Officialdom Asks for Sober Holiday Driving [AUDIO, PHOTOS]
The holiday season gets underway this Thursday with Thanksgiving. At a press conference attended by a host of county and municipality officials last Friday, Casper College presented a sober reminder that the holiday season has a dark side.
Holiday cheer tempts disaster:
"The adults begin celebrating, and sometimes those celebrations include what may be called adult beverages. Being a little less cutsie, it involves drinking. That is why You Drink, You Drive, You Lose of Natrona County is kicking off its annual holiday anti-impaired driving campaign. This year it's called Drive Sober or Get Pulled Over ... yeah, and call 911."
Susan Burk, with the Matthew Shepard Foundation, welcomed everyone to the campaign against impaired driving and introduced the guest speakers, which included Dr. Dave Cherry, Casper College vice president of academic affairs, Evansville Police Chief Zach Gentile (jen teel'), and Sgt. John Becker with the Natrona County Sheriff's Office.
Impaired drivers ring in holidays:
"I would love to see the number zero on DUI arrests through the holidays. You will never see that, because there's always people out there that drive drunk, and it's a bad thing. We have so many programs out there, Tipsy Taxi, stay at home, designated drivers, and they still don't use it. So, thank you for your efforts, for being here and helping us out, to get the drunk drivers off the highways."
Sgt. Becker also noted that a first offense DUI conviction in Natrona County generally costs the offender more than $10,000.
After the campaign launch, there was a panel discussion with the public and Casper College criminal justice students, moderated by Debbie Taylor with the Casper Chapter of Mothers Against Drunk Driving.
During the panel discussion, Casper Police Officer Scott Jones was asked about the new state law that says people arrested for DUI must supply a breath or blood sample. Officer Jones said that they were not taking samples by force, but added that refusal gets the arrestee an interference charge.

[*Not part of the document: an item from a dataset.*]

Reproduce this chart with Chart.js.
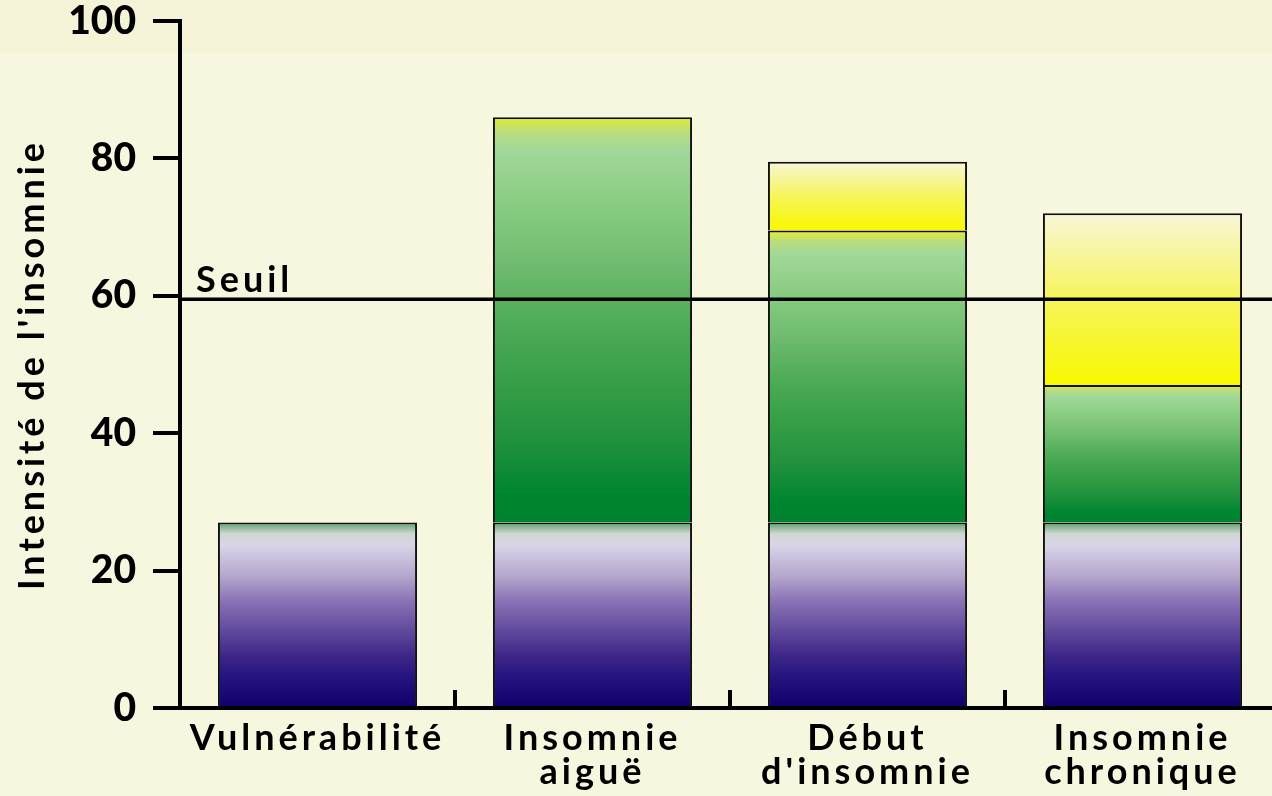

New state law prohibits refusal:
"We're not going to harm ourselves or harm somebody else doing that. That's our jurisdiction. I know other jurisdictions will forcibly draw. On the upside however, what we have been seeing is when those individuals finally sober up, and they go before a judge, and the judge finds out that that person refused to allow his warrant to be served on them, they're getting 60 to 90 days in jail, for that act alone. That's over and above the whole DUI."
The messages: make arrangements for a designated driver or a safe way home long before you take that first drink, and if you see someone driving impaired, call 911.